Je ne sais pas à quelle distance nous sommes du monde dont Andreesson nous met en garde. Mais peut-on dire que nous allons dans la direction qu’il prévoit ?

Je ne souhaite pas minimiser l’importance des médias indépendants, un point qui, je l’espère, est maintenant clair, mais pour retourner ces pensées dans un autre sens, c’est une chose d’intimider, d’annuler et de supprimer de toute autre manière les publications émergentes et c’en est une autre de censurer un journal traditionnel comme le New York Post et un journaliste de la stature de Seymour Hersh. Ma conclusion : la partie devient rude et risque de le devenir encore plus.

Il y a un autre facteur accélérant le rythme du dispositif de censure américain qui mérite d’être mentionné. Il s’agit du contexte général.
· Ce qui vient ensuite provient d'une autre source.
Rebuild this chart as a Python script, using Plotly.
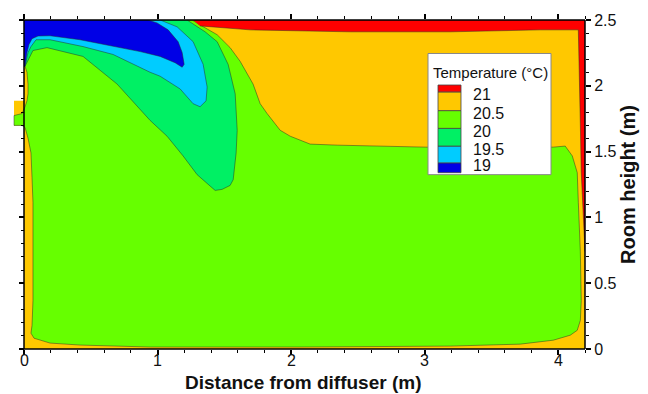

Au moment où les médias numériques ont commencé à trouver leur place dans le discours public, les événements de 2001 avaient contraint l’imperium américain à faire marche arrière, et il a depuis lors adopté la position hostile des vaincus. Comme l’histoire nous l’enseigne, c’est à ce stade que les nations en déclin ont besoin de la loyauté de toutes les institutions économiques, politiques, industrielles et culturelles. Par conséquent, la ligne de démarcation entre l’État de sécurité nationale et les médias corporatifs ne s’est pas simplement estompée dans l’ère post-2001 : elle est maintenant plus ou moins éliminée, comme le montrent clairement des documents tels que les Twitter Files.

Sommes-nous surpris ? Nous ne devrions pas l’être. Question suivante : que devons-nous faire alors qu’une ère de censure totale semble s’ouvrir à nous ? S’abonner à la publication indépendante de votre choix serait un début consciencieux.